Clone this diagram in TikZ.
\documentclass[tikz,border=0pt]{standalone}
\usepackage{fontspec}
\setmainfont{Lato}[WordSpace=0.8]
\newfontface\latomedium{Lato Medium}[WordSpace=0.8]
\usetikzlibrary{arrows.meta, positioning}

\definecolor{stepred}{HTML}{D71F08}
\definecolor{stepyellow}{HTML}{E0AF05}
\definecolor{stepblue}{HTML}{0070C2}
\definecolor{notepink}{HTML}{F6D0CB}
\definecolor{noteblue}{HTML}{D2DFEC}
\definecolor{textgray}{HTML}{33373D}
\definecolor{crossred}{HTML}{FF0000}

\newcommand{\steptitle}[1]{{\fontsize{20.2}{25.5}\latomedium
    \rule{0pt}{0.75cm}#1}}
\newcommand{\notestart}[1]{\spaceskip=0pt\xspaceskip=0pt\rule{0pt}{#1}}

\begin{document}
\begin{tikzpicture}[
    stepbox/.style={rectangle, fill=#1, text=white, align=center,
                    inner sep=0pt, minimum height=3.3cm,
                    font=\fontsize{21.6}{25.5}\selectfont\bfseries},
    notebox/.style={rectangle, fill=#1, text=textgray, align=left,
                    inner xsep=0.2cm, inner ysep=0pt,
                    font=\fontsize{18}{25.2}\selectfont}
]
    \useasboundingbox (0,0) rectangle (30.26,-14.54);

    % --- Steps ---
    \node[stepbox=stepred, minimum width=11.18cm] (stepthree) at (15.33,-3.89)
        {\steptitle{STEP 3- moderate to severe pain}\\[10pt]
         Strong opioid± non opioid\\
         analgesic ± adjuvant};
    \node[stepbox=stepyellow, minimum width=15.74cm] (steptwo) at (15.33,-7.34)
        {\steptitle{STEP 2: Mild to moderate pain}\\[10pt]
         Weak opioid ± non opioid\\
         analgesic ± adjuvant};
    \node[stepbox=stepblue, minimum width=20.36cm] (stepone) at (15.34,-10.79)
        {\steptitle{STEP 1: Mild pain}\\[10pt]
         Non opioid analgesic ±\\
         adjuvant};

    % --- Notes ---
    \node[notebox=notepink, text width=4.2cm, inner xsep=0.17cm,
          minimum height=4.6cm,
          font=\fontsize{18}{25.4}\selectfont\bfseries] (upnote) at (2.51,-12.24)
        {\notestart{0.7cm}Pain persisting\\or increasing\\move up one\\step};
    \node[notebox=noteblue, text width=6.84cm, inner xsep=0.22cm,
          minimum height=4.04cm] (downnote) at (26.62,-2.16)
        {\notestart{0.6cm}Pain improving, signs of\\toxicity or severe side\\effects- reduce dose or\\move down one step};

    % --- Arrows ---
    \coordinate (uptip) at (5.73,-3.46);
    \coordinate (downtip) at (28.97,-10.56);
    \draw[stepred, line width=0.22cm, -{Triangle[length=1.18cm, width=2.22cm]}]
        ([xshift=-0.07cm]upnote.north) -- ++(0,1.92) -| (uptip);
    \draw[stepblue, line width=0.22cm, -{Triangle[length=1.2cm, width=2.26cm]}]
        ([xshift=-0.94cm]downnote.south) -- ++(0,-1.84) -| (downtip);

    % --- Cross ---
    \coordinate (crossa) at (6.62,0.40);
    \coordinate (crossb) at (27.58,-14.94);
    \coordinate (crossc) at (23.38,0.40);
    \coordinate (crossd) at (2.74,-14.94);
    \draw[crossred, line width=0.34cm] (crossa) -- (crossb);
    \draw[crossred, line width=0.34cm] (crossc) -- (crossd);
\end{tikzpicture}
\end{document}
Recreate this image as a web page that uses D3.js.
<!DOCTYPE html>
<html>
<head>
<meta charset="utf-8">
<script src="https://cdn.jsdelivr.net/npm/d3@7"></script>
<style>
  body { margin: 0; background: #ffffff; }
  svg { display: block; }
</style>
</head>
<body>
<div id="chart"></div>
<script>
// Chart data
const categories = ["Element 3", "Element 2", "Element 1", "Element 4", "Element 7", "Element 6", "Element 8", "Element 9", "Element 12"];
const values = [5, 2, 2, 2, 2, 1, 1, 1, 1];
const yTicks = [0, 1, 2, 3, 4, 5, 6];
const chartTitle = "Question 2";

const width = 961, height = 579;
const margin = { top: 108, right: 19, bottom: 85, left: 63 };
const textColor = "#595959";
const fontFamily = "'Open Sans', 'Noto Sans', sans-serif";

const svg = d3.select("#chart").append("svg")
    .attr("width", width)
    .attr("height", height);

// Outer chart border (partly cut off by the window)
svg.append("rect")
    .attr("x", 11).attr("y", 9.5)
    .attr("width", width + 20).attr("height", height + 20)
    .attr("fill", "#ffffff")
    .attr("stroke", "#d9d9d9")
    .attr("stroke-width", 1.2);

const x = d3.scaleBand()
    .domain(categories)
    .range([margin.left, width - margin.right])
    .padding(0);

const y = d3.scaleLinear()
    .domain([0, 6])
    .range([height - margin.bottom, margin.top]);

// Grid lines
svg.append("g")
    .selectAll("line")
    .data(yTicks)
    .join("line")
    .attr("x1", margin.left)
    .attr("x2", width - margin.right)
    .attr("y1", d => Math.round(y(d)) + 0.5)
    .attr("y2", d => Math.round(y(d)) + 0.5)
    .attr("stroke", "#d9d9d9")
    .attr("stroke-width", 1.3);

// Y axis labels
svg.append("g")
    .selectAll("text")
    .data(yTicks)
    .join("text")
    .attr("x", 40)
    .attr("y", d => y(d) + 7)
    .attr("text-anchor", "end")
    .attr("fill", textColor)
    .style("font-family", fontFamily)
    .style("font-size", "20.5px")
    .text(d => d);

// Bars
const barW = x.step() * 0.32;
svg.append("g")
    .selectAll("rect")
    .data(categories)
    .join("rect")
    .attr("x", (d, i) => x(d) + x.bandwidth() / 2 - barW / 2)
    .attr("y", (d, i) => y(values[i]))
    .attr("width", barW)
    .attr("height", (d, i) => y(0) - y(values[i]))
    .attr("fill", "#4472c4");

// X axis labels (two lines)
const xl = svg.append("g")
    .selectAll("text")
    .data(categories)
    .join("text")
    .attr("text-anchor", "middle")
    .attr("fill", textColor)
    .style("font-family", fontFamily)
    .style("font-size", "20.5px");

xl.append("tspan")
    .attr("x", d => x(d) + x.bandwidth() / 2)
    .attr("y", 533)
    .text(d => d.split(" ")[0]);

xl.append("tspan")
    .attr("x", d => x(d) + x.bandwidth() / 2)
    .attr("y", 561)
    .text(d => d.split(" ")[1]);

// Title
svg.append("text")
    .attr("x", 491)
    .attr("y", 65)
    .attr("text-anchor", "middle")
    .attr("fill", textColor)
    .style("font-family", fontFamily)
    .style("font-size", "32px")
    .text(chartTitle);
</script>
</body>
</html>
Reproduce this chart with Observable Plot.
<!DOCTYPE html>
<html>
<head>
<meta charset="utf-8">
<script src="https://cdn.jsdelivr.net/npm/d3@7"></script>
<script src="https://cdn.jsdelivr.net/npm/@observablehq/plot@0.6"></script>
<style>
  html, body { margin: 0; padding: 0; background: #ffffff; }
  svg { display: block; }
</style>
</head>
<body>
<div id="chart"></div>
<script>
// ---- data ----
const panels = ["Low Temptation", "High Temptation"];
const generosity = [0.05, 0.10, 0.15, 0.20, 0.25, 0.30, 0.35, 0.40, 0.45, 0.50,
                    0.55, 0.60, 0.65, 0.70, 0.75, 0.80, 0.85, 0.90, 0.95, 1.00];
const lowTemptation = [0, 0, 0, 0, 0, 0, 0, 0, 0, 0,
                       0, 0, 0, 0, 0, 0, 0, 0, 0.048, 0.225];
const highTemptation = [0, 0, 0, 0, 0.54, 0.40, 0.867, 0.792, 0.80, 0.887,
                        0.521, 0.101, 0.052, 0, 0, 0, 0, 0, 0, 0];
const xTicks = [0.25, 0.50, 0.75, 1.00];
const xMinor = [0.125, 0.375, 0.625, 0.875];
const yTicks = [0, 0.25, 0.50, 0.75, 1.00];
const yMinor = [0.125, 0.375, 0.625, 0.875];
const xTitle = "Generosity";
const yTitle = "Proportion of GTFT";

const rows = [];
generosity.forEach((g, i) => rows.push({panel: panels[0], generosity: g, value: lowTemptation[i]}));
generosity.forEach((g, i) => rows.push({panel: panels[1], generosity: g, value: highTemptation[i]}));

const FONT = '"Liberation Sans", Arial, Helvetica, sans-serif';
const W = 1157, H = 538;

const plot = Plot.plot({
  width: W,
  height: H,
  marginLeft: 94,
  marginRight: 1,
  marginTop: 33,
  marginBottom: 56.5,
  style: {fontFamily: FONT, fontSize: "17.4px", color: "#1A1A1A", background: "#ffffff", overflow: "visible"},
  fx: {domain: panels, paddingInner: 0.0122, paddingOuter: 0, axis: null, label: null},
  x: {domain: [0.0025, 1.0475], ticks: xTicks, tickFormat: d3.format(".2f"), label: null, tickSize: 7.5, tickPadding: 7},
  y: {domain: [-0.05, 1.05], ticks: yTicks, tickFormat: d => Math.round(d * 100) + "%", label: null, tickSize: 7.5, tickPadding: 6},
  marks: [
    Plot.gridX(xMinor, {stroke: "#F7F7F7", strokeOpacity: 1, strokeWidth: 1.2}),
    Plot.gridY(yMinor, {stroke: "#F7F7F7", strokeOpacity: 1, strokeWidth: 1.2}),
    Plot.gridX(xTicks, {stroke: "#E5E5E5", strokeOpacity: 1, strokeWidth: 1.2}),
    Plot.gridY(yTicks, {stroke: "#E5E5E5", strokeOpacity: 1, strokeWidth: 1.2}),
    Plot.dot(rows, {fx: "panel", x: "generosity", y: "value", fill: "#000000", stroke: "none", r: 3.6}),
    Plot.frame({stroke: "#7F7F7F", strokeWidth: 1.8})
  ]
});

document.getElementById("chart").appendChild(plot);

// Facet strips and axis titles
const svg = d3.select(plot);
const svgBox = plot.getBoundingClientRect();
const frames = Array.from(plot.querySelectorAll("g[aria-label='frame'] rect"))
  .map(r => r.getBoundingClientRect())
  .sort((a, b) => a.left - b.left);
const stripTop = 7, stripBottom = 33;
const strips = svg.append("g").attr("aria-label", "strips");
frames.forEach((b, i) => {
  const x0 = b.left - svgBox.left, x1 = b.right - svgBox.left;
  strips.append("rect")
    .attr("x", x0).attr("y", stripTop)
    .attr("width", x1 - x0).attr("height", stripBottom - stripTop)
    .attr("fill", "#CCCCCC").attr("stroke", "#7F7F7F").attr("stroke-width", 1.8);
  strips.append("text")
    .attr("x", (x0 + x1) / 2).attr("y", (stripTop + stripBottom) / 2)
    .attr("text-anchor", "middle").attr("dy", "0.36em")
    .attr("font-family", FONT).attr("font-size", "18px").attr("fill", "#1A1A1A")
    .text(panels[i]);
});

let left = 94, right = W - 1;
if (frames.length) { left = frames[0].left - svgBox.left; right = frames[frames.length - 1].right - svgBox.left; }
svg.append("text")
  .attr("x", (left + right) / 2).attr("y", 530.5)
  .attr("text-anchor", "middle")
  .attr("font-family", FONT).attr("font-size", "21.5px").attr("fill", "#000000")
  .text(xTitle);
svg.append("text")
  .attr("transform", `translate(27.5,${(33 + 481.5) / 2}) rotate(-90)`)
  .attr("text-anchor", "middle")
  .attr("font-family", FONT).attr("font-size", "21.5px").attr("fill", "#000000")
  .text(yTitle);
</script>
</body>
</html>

▸ **Stated problem**
Quote exactly the lines running from the line with "Reproduce this chart with Observable Plot." through the line with "const W = 1157, H = 538;", both ends included, and nothing more.

▸ **Result of the exercise**
Reproduce this chart with Observable Plot.
<!DOCTYPE html>
<html>
<head>
<meta charset="utf-8">
<script src="https://cdn.jsdelivr.net/npm/d3@7"></script>
<script src="https://cdn.jsdelivr.net/npm/@observablehq/plot@0.6"></script>
<style>
  html, body { margin: 0; padding: 0; background: #ffffff; }
  svg { display: block; }
</style>
</head>
<body>
<div id="chart"></div>
<script>
// ---- data ----
const panels = ["Low Temptation", "High Temptation"];
const generosity = [0.05, 0.10, 0.15, 0.20, 0.25, 0.30, 0.35, 0.40, 0.45, 0.50,
                    0.55, 0.60, 0.65, 0.70, 0.75, 0.80, 0.85, 0.90, 0.95, 1.00];
const lowTemptation = [0, 0, 0, 0, 0, 0, 0, 0, 0, 0,
                       0, 0, 0, 0, 0, 0, 0, 0, 0.048, 0.225];
const highTemptation = [0, 0, 0, 0, 0.54, 0.40, 0.867, 0.792, 0.80, 0.887,
                        0.521, 0.101, 0.052, 0, 0, 0, 0, 0, 0, 0];
const xTicks = [0.25, 0.50, 0.75, 1.00];
const xMinor = [0.125, 0.375, 0.625, 0.875];
const yTicks = [0, 0.25, 0.50, 0.75, 1.00];
const yMinor = [0.125, 0.375, 0.625, 0.875];
const xTitle = "Generosity";
const yTitle = "Proportion of GTFT";

const rows = [];
generosity.forEach((g, i) => rows.push({panel: panels[0], generosity: g, value: lowTemptation[i]}));
generosity.forEach((g, i) => rows.push({panel: panels[1], generosity: g, value: highTemptation[i]}));

const FONT = '"Liberation Sans", Arial, Helvetica, sans-serif';
const W = 1157, H = 538;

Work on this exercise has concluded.